Records with drawing code
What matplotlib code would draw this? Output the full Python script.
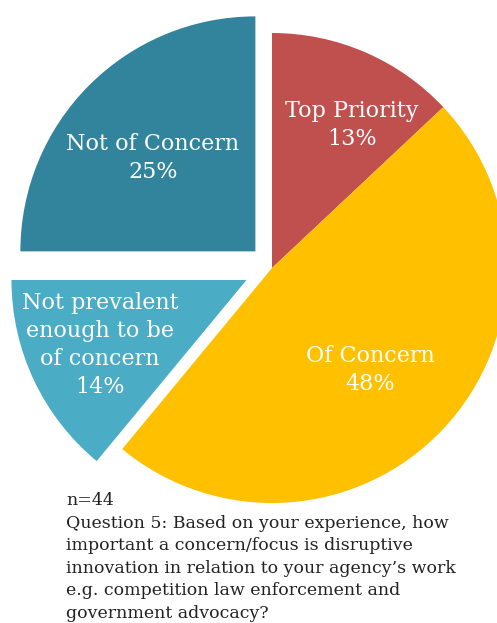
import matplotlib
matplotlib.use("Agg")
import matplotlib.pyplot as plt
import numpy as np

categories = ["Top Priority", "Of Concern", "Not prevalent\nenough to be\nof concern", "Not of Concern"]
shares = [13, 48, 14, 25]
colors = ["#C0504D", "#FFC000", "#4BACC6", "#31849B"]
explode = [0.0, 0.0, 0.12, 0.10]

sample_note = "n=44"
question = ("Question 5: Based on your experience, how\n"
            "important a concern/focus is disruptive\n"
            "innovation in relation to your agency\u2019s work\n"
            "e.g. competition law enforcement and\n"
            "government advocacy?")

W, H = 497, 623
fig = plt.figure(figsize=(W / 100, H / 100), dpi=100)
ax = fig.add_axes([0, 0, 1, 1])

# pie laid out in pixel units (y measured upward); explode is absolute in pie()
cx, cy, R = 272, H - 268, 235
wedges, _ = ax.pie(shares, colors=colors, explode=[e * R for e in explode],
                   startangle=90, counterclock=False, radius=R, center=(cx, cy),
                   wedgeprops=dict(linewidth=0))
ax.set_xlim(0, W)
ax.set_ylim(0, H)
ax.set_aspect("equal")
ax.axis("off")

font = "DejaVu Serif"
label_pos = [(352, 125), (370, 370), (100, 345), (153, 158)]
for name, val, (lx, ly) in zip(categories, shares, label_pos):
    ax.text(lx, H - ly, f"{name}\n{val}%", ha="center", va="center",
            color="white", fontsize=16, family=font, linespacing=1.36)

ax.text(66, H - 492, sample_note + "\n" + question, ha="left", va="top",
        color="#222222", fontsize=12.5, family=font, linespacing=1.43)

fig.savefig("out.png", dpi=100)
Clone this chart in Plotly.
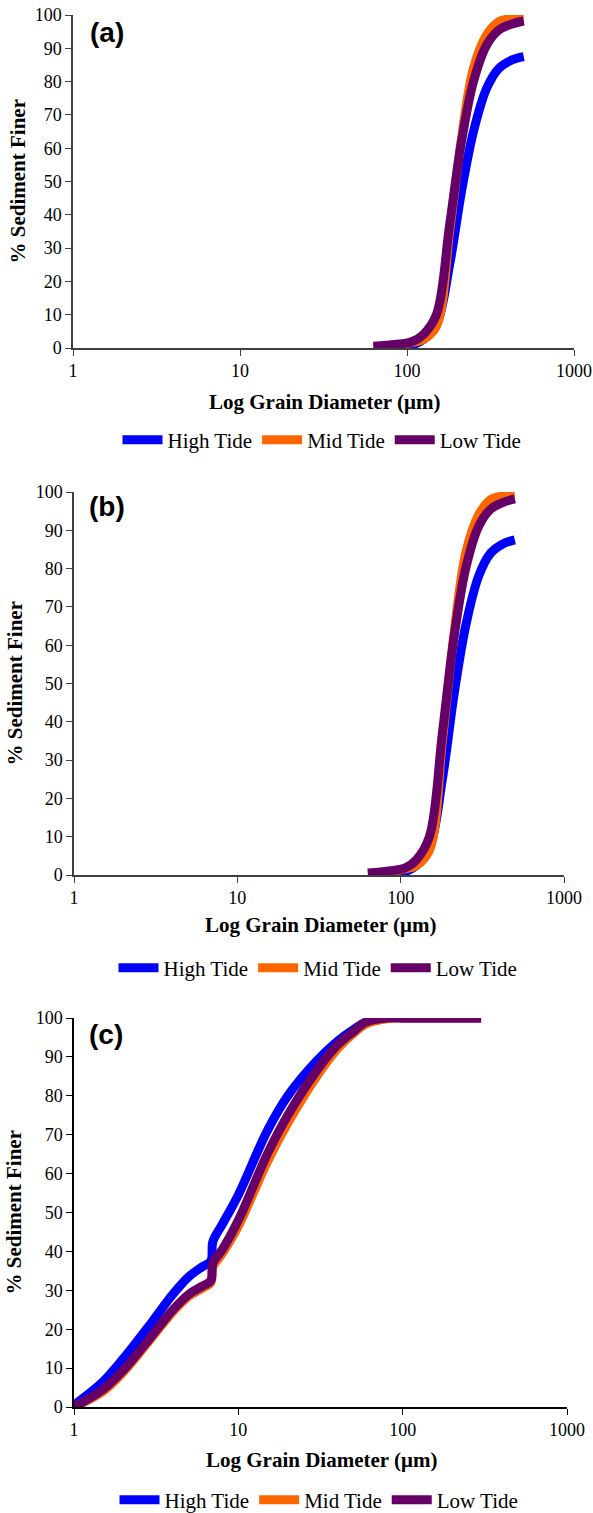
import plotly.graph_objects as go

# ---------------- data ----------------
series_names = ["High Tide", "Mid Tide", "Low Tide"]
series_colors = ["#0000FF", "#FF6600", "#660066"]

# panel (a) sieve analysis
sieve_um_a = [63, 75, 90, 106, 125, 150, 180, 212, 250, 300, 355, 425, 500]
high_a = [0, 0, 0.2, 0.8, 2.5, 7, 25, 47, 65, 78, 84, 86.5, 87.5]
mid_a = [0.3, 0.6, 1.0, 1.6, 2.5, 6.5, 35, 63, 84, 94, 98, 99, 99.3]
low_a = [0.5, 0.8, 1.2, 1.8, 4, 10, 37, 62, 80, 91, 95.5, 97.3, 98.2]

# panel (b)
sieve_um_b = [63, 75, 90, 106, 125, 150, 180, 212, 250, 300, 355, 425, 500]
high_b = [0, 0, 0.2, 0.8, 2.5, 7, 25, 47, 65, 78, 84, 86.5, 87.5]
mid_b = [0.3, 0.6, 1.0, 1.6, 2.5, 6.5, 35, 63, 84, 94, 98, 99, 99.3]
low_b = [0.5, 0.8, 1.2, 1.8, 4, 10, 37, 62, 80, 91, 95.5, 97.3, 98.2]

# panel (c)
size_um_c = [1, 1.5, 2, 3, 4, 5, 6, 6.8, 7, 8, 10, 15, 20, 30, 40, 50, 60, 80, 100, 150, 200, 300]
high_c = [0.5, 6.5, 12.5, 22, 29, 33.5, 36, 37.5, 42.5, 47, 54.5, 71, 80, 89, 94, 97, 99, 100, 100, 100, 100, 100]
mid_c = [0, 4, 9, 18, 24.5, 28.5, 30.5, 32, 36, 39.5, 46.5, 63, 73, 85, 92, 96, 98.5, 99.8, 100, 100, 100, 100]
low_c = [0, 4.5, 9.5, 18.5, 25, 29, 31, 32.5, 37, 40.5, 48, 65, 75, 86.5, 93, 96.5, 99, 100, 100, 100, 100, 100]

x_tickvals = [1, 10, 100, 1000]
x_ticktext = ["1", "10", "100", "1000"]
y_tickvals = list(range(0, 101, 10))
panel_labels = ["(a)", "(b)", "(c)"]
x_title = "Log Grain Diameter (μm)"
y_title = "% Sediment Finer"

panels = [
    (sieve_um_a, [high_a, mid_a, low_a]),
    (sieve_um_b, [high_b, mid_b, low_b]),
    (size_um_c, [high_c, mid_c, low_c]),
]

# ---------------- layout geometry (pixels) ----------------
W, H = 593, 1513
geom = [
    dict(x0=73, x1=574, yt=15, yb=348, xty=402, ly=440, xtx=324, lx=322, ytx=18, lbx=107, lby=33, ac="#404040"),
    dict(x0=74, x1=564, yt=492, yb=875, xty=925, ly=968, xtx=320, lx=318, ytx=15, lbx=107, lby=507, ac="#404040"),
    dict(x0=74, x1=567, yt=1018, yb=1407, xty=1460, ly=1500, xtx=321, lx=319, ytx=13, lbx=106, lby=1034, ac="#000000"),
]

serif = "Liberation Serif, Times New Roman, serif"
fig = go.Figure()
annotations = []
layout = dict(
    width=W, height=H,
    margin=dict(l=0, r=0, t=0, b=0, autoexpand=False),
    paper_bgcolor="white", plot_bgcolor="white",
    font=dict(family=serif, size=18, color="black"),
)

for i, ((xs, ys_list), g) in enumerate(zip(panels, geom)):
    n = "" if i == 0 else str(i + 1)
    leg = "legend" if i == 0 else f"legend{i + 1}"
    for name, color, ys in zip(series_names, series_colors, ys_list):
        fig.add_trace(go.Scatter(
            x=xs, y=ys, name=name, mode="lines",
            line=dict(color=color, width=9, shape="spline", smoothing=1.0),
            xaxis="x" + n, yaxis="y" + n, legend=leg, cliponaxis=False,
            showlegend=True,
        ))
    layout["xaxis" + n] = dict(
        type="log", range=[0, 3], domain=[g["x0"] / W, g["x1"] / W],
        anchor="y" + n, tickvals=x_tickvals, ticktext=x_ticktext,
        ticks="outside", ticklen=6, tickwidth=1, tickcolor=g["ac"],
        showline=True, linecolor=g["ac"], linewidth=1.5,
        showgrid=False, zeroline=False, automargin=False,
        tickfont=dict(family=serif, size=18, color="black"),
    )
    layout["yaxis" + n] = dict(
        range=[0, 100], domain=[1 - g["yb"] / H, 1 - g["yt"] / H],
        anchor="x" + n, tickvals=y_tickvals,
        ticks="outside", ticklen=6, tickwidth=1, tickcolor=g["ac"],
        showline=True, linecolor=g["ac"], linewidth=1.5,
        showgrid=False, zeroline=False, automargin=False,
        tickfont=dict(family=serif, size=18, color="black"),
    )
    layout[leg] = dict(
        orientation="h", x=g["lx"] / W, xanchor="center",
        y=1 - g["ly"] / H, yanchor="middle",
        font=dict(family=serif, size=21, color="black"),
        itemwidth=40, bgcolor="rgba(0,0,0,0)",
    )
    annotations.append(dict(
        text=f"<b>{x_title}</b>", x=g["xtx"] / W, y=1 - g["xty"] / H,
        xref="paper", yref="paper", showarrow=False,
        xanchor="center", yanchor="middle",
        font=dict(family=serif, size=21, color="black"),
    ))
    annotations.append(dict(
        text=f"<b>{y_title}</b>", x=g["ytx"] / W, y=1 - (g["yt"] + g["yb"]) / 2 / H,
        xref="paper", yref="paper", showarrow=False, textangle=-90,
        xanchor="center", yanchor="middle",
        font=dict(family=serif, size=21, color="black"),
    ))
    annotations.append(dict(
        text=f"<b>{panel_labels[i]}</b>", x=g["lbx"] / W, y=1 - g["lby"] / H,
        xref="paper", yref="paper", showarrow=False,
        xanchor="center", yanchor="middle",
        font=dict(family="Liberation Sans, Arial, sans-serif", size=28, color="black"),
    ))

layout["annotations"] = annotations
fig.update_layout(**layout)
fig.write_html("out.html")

> _AIM OF THE TASK_: Copy all lines in the listing above where the string "this" appears.

> _EXERCISE OUTPUT_:
What matplotlib code would draw this? Output the full Python script.
Clone this chart in Plotly.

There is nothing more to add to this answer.